START

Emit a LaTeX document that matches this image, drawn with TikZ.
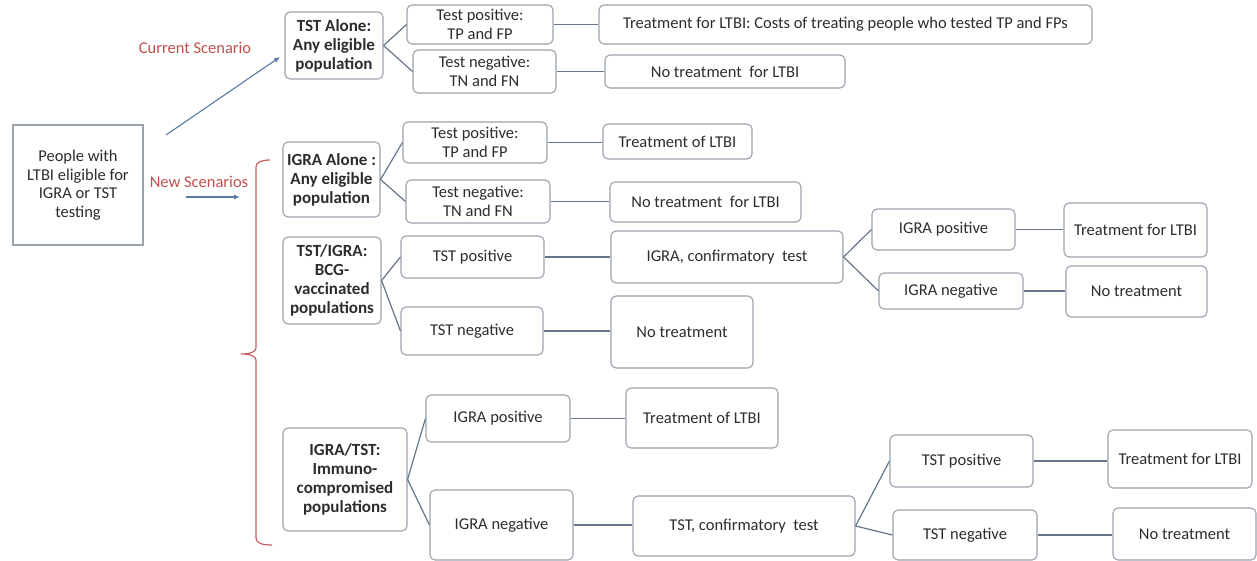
\documentclass[tikz,border=0pt]{standalone}
\usepackage{fontspec}
\setmainfont{Carlito}
\usetikzlibrary{arrows.meta}
\definecolor{boxc}{HTML}{9AA2AC}
\definecolor{linec}{HTML}{66758A}
\definecolor{redt}{HTML}{C0504D}
\definecolor{redb}{HTML}{C46060}
\definecolor{bluea}{HTML}{5878A8}
\definecolor{textc}{HTML}{2C2C2C}
\begin{document}
\begin{tikzpicture}[x=1pt,y=-1pt,
  every node/.style={text=textc,font=\fontsize{16.5}{18.5}\selectfont},
  box/.style={draw=boxc,line width=1.1pt,rounded corners=5pt,align=center,inner sep=0pt},
  sqbox/.style={draw=boxc,line width=1.1pt,align=center,inner sep=0pt},
  bbox/.style={box,font=\bfseries\fontsize{17}{19}\selectfont},
  sz/.style 2 args={minimum width=#1pt,minimum height=#2pt},
  conn/.style={draw=linec,line width=1.2pt},
  barrow/.style={draw=bluea,line width=1.1pt,-{Latex[length=6pt,width=5pt]}},
  redlab/.style={text=redt,font=\fontsize{16.5}{18.5}\selectfont},
  bracket/.style={draw=redb,line width=1.2pt}]
\useasboundingbox (0,0) rectangle (1257,561);

% root
\node[sqbox,sz={130}{120}] (ppl) at (78,185) {People with\\LTBI eligible for\\IGRA or TST\\testing};

% scenario labels and arrows
\node[redlab] (cur) at (195,48) {Current Scenario};
\node[redlab] (new) at (199,182) {New Scenarios};
\coordinate (ca1) at (166,135);
\coordinate (ca2) at (280,57);
\coordinate (na1) at (186,197);
\coordinate (na2) at (240,197);
\draw[barrow] (ca1) -- (ca2);
\draw[barrow] (na1) -- (na2);

% bracket
\draw[bracket] (270,160) .. controls (262,160) and (256,162) .. (256,167) -- (256,348)
  .. controls (256,352) and (250,354) .. (241,354)
  .. controls (250,354) and (256,356) .. (256,360) -- (256,538)
  .. controls (256,543) and (262,545) .. (272,545);

% scenario boxes
\node[bbox,sz={98}{67}] (tstA) at (334,45.5) {TST Alone:\\Any eligible\\population};
\node[bbox,sz={97}{75}] (igraA) at (331.5,179.5) {IGRA Alone :\\Any eligible\\population};
\node[bbox,sz={98}{87}] (tstigra) at (332,280.5) {TST/IGRA:\\BCG-\\vaccinated\\populations};
\node[bbox,sz={124}{103}] (igratst) at (345,479.5) {IGRA/TST:\\Immuno-\\compromised\\populations};

% TST alone branch
\node[box,sz={146}{39}] (tp1) at (480,24.5) {Test positive:\\TP and FP};
\node[box,sz={143}{43}] (tn1) at (484.5,71.5) {Test negative:\\TN and FN};
\node[box,sz={493}{39}] (tr1) at (845.5,24.5) {Treatment for LTBI: Costs of treating people who tested TP and FPs};
\node[box,sz={240}{33}] (nt1) at (725,71.5) {No treatment\ \ for LTBI};

% IGRA alone branch
\node[box,sz={144}{41}] (tp2) at (475,142.5) {Test positive:\\TP and FP};
\node[box,sz={144}{43}] (tn2) at (478,201.5) {Test negative:\\TN and FN};
\node[box,sz={149}{35}] (tr2) at (677.5,141.5) {Treatment of LTBI};
\node[box,sz={191}{40}] (nt2) at (705.5,202) {No treatment\ \ for LTBI};

% TST/IGRA branch
\node[box,sz={143}{42}] (tstp3) at (472.5,257) {TST positive};
\node[box,sz={232}{52}] (igc3) at (727,257) {IGRA, confirmatory\ \ test};
\node[box,sz={143}{41}] (igp3) at (943.5,229.5) {IGRA positive};
\node[box,sz={144}{36}] (ign3) at (951,291) {IGRA negative};
\node[box,sz={143}{54}] (trt3) at (1135.5,230) {Treatment for LTBI};
\node[box,sz={141}{51}] (nt3) at (1136.5,291.5) {No treatment};
\node[box,sz={142}{48}] (tstn3) at (472,331) {TST negative};
\node[box,sz={142}{72}] (nt3b) at (682,332) {No treatment};

% IGRA/TST branch
\node[box,sz={144}{47}] (igp4) at (498,418.5) {IGRA positive};
\node[box,sz={143}{70}] (ign4) at (501.5,525) {IGRA negative};
\node[box,sz={152}{60}] (tr4) at (702,418) {Treatment of LTBI};
\node[box,sz={222}{60}] (tc4) at (744,526) {TST, confirmatory\ \ test};
\node[box,sz={143}{52}] (tp4) at (961.5,461) {TST positive};
\node[box,sz={144}{50}] (tn4) at (965,535) {TST negative};
\node[box,sz={144}{58}] (trt4) at (1180,459) {Treatment for LTBI};
\node[box,sz={143}{52}] (nt4) at (1184.5,534) {No treatment};

% connectors: forks
\draw[conn] (tstA.east) -- (tp1.west);
\draw[conn] (tstA.east) -- (tn1.west);
\draw[conn] (igraA.east) -- (tp2.west);
\draw[conn] (igraA.east) -- (tn2.west);
\draw[conn] (tstigra.east) -- (tstp3.west);
\draw[conn] (tstigra.east) -- (tstn3.west);
\draw[conn] (igc3.east) -- (igp3.west);
\draw[conn] (igc3.east) -- (ign3.west);
\draw[conn] (igratst.east) -- (igp4.west);
\draw[conn] (igratst.east) -- (ign4.west);
\draw[conn] (tc4.east) -- (tp4.west);
\draw[conn] (tc4.east) -- (tn4.west);

% connectors: straight
\draw[conn] (tp1.east) -- (tp1.east -| tr1.west);
\draw[conn] (tn1.east) -- (tn1.east -| nt1.west);
\draw[conn] (tp2.east) -- (tp2.east -| tr2.west);
\draw[conn] (tn2.east) -- (tn2.east -| nt2.west);
\draw[conn] (tstp3.east) -- (tstp3.east -| igc3.west);
\draw[conn] (tstn3.east) -- (tstn3.east -| nt3b.west);
\draw[conn] (igp3.east) -- (igp3.east -| trt3.west);
\draw[conn] (ign3.east) -- (ign3.east -| nt3.west);
\draw[conn] (igp4.east) -- (igp4.east -| tr4.west);
\draw[conn] (ign4.east) -- (ign4.east -| tc4.west);
\draw[conn] (tp4.east) -- (tp4.east -| trt4.west);
\draw[conn] (tn4.east) -- (tn4.east -| nt4.west);
\end{tikzpicture}
\end{document}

END

WHAT YOU SHOULD DO
All of the data above should be quoted exactly, except for the pictures.

REPLY
Emit a LaTeX document that matches this image, drawn with TikZ.
\documentclass[tikz,border=0pt]{standalone}
\usepackage{fontspec}
\setmainfont{Carlito}
\usetikzlibrary{arrows.meta}
\definecolor{boxc}{HTML}{9AA2AC}
\definecolor{linec}{HTML}{66758A}
\definecolor{redt}{HTML}{C0504D}
\definecolor{redb}{HTML}{C46060}
\definecolor{bluea}{HTML}{5878A8}
\definecolor{textc}{HTML}{2C2C2C}
\begin{document}
\begin{tikzpicture}[x=1pt,y=-1pt,
  every node/.style={text=textc,font=\fontsize{16.5}{18.5}\selectfont},
  box/.style={draw=boxc,line width=1.1pt,rounded corners=5pt,align=center,inner sep=0pt},
  sqbox/.style={draw=boxc,line width=1.1pt,align=center,inner sep=0pt},
  bbox/.style={box,font=\bfseries\fontsize{17}{19}\selectfont},
  sz/.style 2 args={minimum width=#1pt,minimum height=#2pt},
  conn/.style={draw=linec,line width=1.2pt},
  barrow/.style={draw=bluea,line width=1.1pt,-{Latex[length=6pt,width=5pt]}},
  redlab/.style={text=redt,font=\fontsize{16.5}{18.5}\selectfont},
  bracket/.style={draw=redb,line width=1.2pt}]
\useasboundingbox (0,0) rectangle (1257,561);

% root
\node[sqbox,sz={130}{120}] (ppl) at (78,185) {People with\\LTBI eligible for\\IGRA or TST\\testing};

% scenario labels and arrows
\node[redlab] (cur) at (195,48) {Current Scenario};
\node[redlab] (new) at (199,182) {New Scenarios};
\coordinate (ca1) at (166,135);
\coordinate (ca2) at (280,57);
\coordinate (na1) at (186,197);
\coordinate (na2) at (240,197);
\draw[barrow] (ca1) -- (ca2);
\draw[barrow] (na1) -- (na2);

% bracket
\draw[bracket] (270,160) .. controls (262,160) and (256,162) .. (256,167) -- (256,348)
  .. controls (256,352) and (250,354) .. (241,354)
  .. controls (250,354) and (256,356) .. (256,360) -- (256,538)
  .. controls (256,543) and (262,545) .. (272,545);

% scenario boxes
\node[bbox,sz={98}{67}] (tstA) at (334,45.5) {TST Alone:\\Any eligible\\population};
\node[bbox,sz={97}{75}] (igraA) at (331.5,179.5) {IGRA Alone :\\Any eligible\\population};
\node[bbox,sz={98}{87}] (tstigra) at (332,280.5) {TST/IGRA:\\BCG-\\vaccinated\\populations};
\node[bbox,sz={124}{103}] (igratst) at (345,479.5) {IGRA/TST:\\Immuno-\\compromised\\populations};

% TST alone branch
\node[box,sz={146}{39}] (tp1) at (480,24.5) {Test positive:\\TP and FP};
\node[box,sz={143}{43}] (tn1) at (484.5,71.5) {Test negative:\\TN and FN};
\node[box,sz={493}{39}] (tr1) at (845.5,24.5) {Treatment for LTBI: Costs of treating people who tested TP and FPs};
\node[box,sz={240}{33}] (nt1) at (725,71.5) {No treatment\ \ for LTBI};

% IGRA alone branch
\node[box,sz={144}{41}] (tp2) at (475,142.5) {Test positive:\\TP and FP};
\node[box,sz={144}{43}] (tn2) at (478,201.5) {Test negative:\\TN and FN};
\node[box,sz={149}{35}] (tr2) at (677.5,141.5) {Treatment of LTBI};
\node[box,sz={191}{40}] (nt2) at (705.5,202) {No treatment\ \ for LTBI};

% TST/IGRA branch
\node[box,sz={143}{42}] (tstp3) at (472.5,257) {TST positive};
\node[box,sz={232}{52}] (igc3) at (727,257) {IGRA, confirmatory\ \ test};
\node[box,sz={143}{41}] (igp3) at (943.5,229.5) {IGRA positive};
\node[box,sz={144}{36}] (ign3) at (951,291) {IGRA negative};
\node[box,sz={143}{54}] (trt3) at (1135.5,230) {Treatment for LTBI};
\node[box,sz={141}{51}] (nt3) at (1136.5,291.5) {No treatment};
\node[box,sz={142}{48}] (tstn3) at (472,331) {TST negative};
\node[box,sz={142}{72}] (nt3b) at (682,332) {No treatment};

% IGRA/TST branch
\node[box,sz={144}{47}] (igp4) at (498,418.5) {IGRA positive};
\node[box,sz={143}{70}] (ign4) at (501.5,525) {IGRA negative};
\node[box,sz={152}{60}] (tr4) at (702,418) {Treatment of LTBI};
\node[box,sz={222}{60}] (tc4) at (744,526) {TST, confirmatory\ \ test};
\node[box,sz={143}{52}] (tp4) at (961.5,461) {TST positive};
\node[box,sz={144}{50}] (tn4) at (965,535) {TST negative};
\node[box,sz={144}{58}] (trt4) at (1180,459) {Treatment for LTBI};
\node[box,sz={143}{52}] (nt4) at (1184.5,534) {No treatment};

% connectors: forks
\draw[conn] (tstA.east) -- (tp1.west);
\draw[conn] (tstA.east) -- (tn1.west);
\draw[conn] (igraA.east) -- (tp2.west);
\draw[conn] (igraA.east) -- (tn2.west);
\draw[conn] (tstigra.east) -- (tstp3.west);
\draw[conn] (tstigra.east) -- (tstn3.west);
\draw[conn] (igc3.east) -- (igp3.west);
\draw[conn] (igc3.east) -- (ign3.west);
\draw[conn] (igratst.east) -- (igp4.west);
\draw[conn] (igratst.east) -- (ign4.west);
\draw[conn] (tc4.east) -- (tp4.west);
\draw[conn] (tc4.east) -- (tn4.west);

% connectors: straight
\draw[conn] (tp1.east) -- (tp1.east -| tr1.west);
\draw[conn] (tn1.east) -- (tn1.east -| nt1.west);
\draw[conn] (tp2.east) -- (tp2.east -| tr2.west);
\draw[conn] (tn2.east) -- (tn2.east -| nt2.west);
\draw[conn] (tstp3.east) -- (tstp3.east -| igc3.west);
\draw[conn] (tstn3.east) -- (tstn3.east -| nt3b.west);
\draw[conn] (igp3.east) -- (igp3.east -| trt3.west);
\draw[conn] (ign3.east) -- (ign3.east -| nt3.west);
\draw[conn] (igp4.east) -- (igp4.east -| tr4.west);
\draw[conn] (ign4.east) -- (ign4.east -| tc4.west);
\draw[conn] (tp4.east) -- (tp4.east -| trt4.west);
\draw[conn] (tn4.east) -- (tn4.east -| nt4.west);
\end{tikzpicture}
\end{document}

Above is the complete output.